You don’t, do you? All you know is this movie made three times its budget…so Thunderbirds must be Go! for the Inevitable Sequel…and at least nine other pictures that’ll eventually tie all the Marvel films together into a coherent, fictional universe. I wish everyone involved the best. But I’ve got Spider-Man 3 sitting on my shoulder like the demon-spawn it is, telling me to keep my hopes in check.

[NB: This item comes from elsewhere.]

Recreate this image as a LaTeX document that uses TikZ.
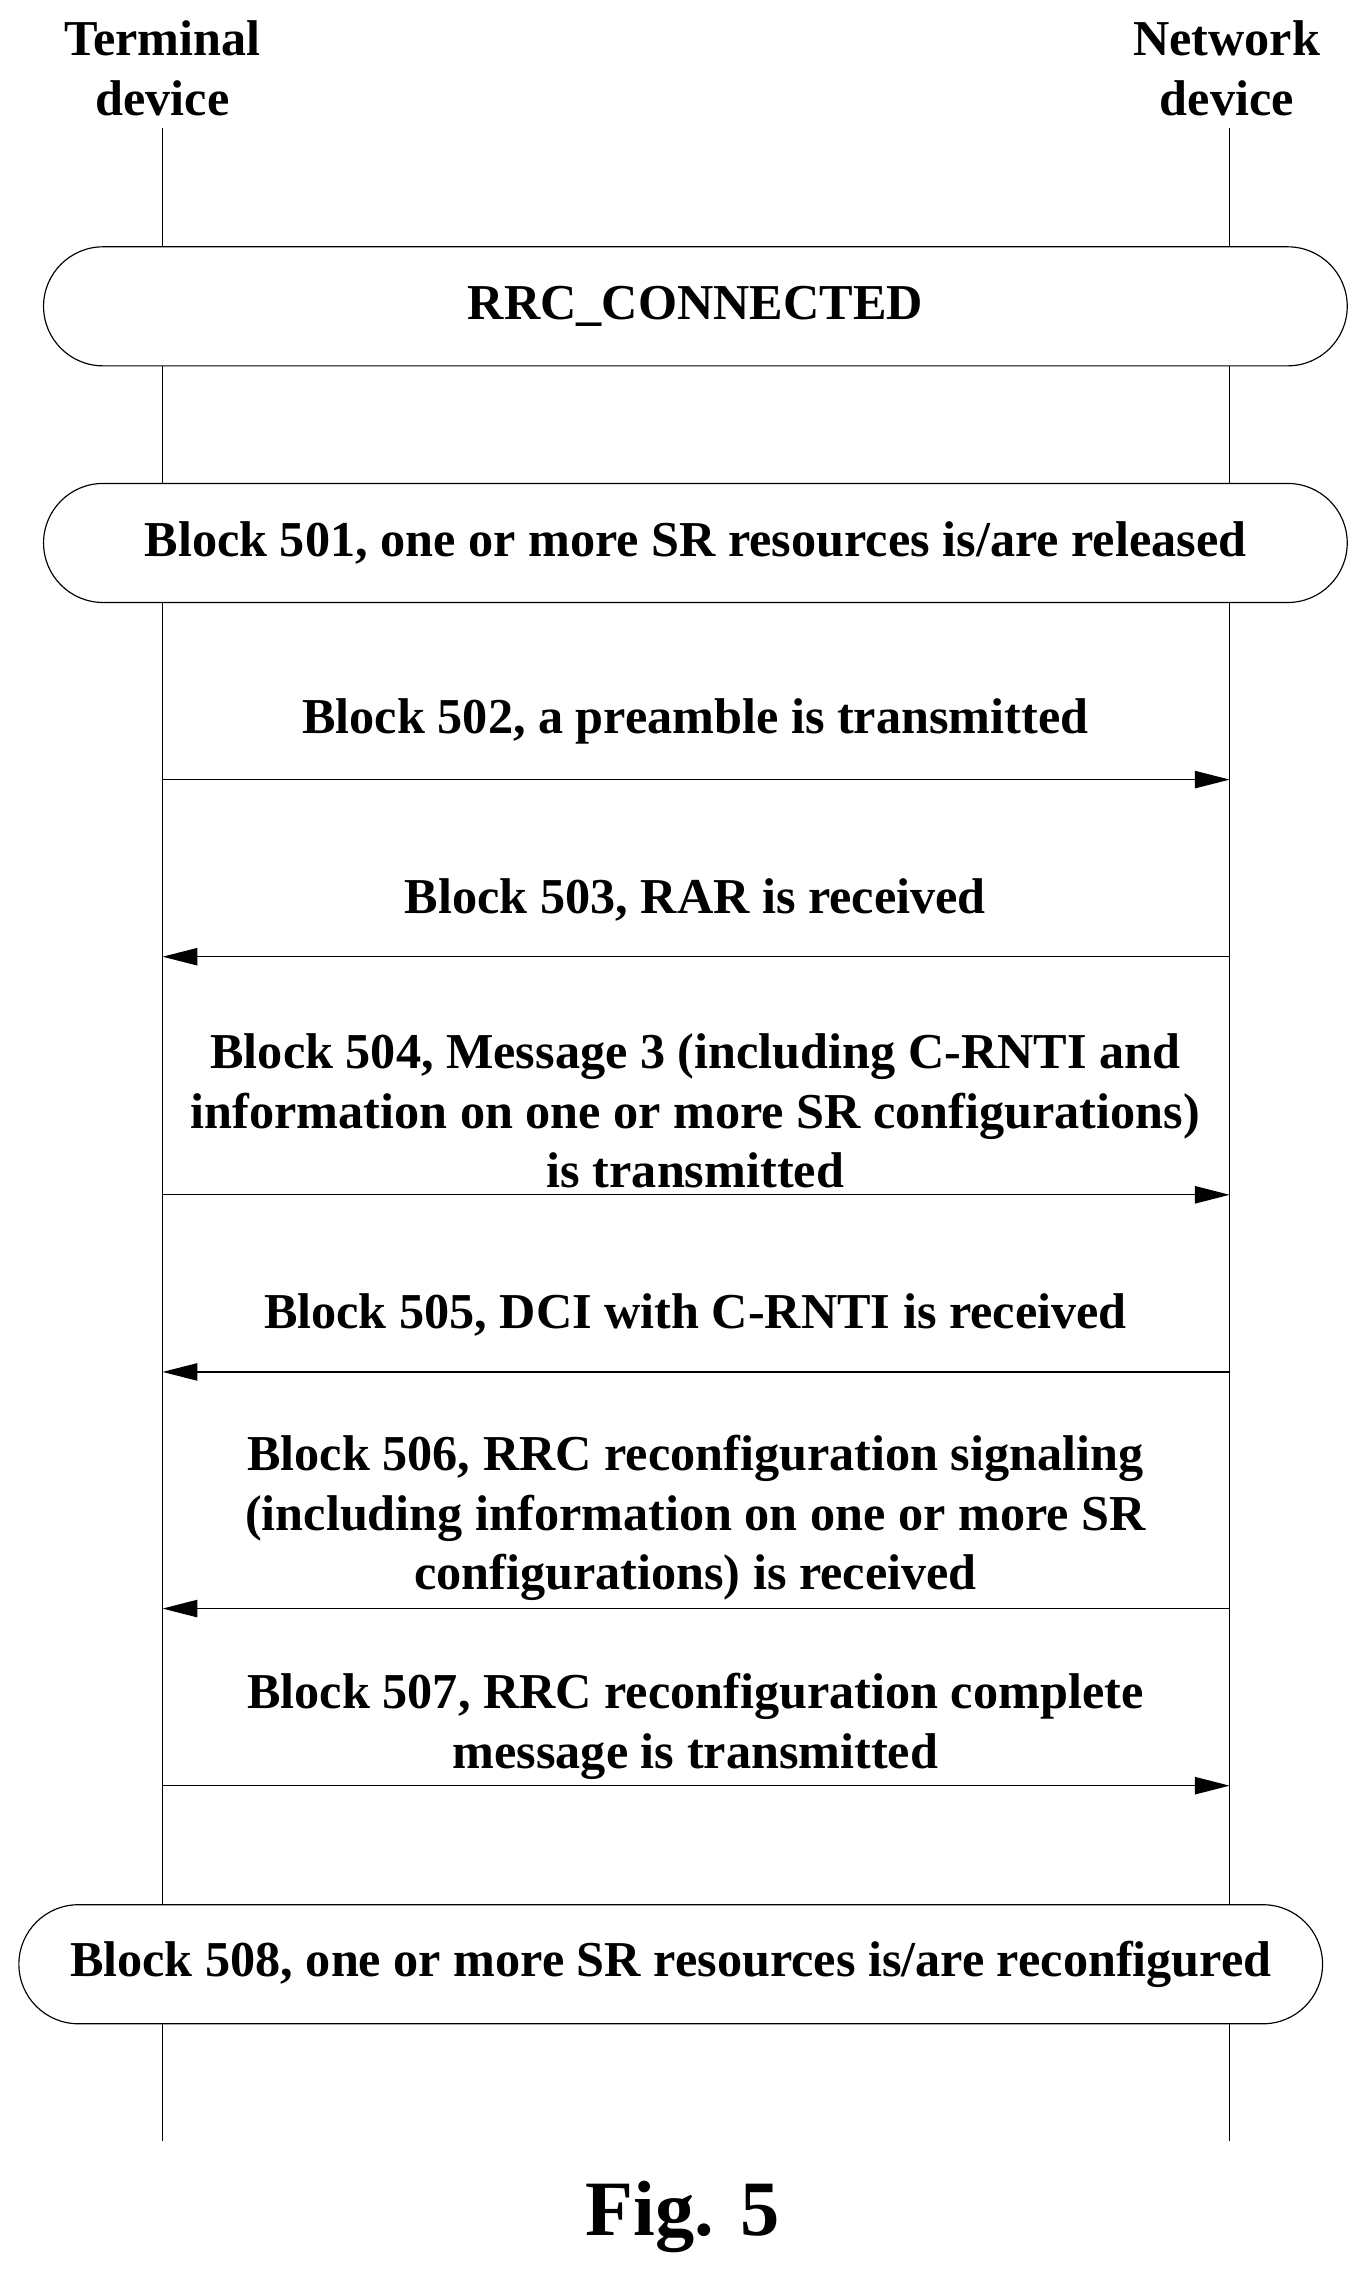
\documentclass[tikz,border=0pt]{standalone}
\usepackage{fontspec}
\setmainfont{Liberation Serif}
\usetikzlibrary{arrows.meta,positioning}

\begin{document}
\begin{tikzpicture}[x=0.5pt,y=-0.5pt,>={Triangle[length=12pt,width=6pt]},
                    font=\bfseries\fontsize{17.3}{20.5}\selectfont]
  \tikzstyle{state bar}=[draw=black,thin,fill=white,rounded corners=20.5pt,
                         minimum height=41pt,inner sep=0pt]
  \tikzstyle{msg}=[->,thin]
  \tikzstyle{lbl}=[align=center,anchor=south,inner sep=0pt]
  \useasboundingbox (0,0) rectangle (940,1565);

  \node[align=center] (Term) at (112,47) {Terminal\\device};
  \node[align=center] (Net)  at (845,47) {Network\\device};
  \coordinate (TermEnd) at (112,1475);
  \coordinate (NetEnd)  at (847,1475);
  \draw[thin] (112,88) -- (TermEnd);
  \draw[thin] (847,88) -- (NetEnd);

  \node[state bar,minimum width=449pt] (Conn)  at (479,211)  {RRC\_CONNECTED};
  \node[state bar,minimum width=449pt] (Rel)   at (479,374)  {Block 501, one or more SR resources is/are released};
  \node[state bar,minimum width=449pt] (Recfg) at (462,1353) {Block 508, one or more SR resources is/are reconfigured};

  % messages
  \foreach \y [count=\i] in {537,659,823,945,1108,1230} {
    \coordinate (T\i) at (112,\y);
    \coordinate (N\i) at (847,\y);
  }
  \draw[msg] (T1) -- (N1);
  \draw[msg] (N2) -- (T2);
  \draw[msg] (T3) -- (N3);
  \draw[msg] (N4) -- (T4);
  \draw[msg] (N5) -- (T5);
  \draw[msg] (T6) -- (N6);

  \node[lbl] (M502) at (479,513)  {Block 502, a preamble is transmitted};
  \node[lbl] (M503) at (479,635)  {Block 503, RAR is received};
  \node[lbl] (M504) at (479,819)  {Block 504, Message 3 (including C-RNTI and\\information on one or more SR configurations)\\is transmitted};
  \node[lbl] (M505) at (479,921)  {Block 505, DCI with C-RNTI is received};
  \node[lbl] (M506) at (479,1103) {Block 506, RRC reconfiguration signaling\\(including information on one or more SR\\configurations) is received};
  \node[lbl] (M507) at (479,1226) {Block 507, RRC reconfiguration complete\\message is transmitted};

  \node[font=\bfseries\fontsize{27}{32}\selectfont] (Fig) at (470,1527) {Fig. 5};
\end{tikzpicture}
\end{document}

And, really…Christ, it’s Tony Stark we’re talking about. He’s the man Bruce Wayne pretends to be in the daylight. And that man is a rich douche who ignores all his real friends to have rich, douchey parties with other rich douches. Is it any surprise that, once he gets drunk, blasting them with pulverized glass becomes his idea of fun? He’s the worst kind of rich fuck: the kind with Shakespearean pretensions and a complete lack of imagination. He has to ask Scarlett Johansson what she would do on her last birthday party ever, which is as tragic as it is pathetic…and that’s the entire point. Tony’s only interesting when he’s wracked with pain, lying prone inside the ruins of his excuse for a life. He’s the Charles Foster Kane of superherodom, and this film finds nothing better to do with his Rosebud than set up the climactic action sequence. That’s it. Full stop. No mas.
But, then again, this is the United States, where rich people own everything…even our superheroes. I suppose its only natural they should be our heroes as well, since we certainly can’t look up to poor people. That would just be un-American. At least the cast and the action sequences are decent enough…right? We’ll see what number 3 brings.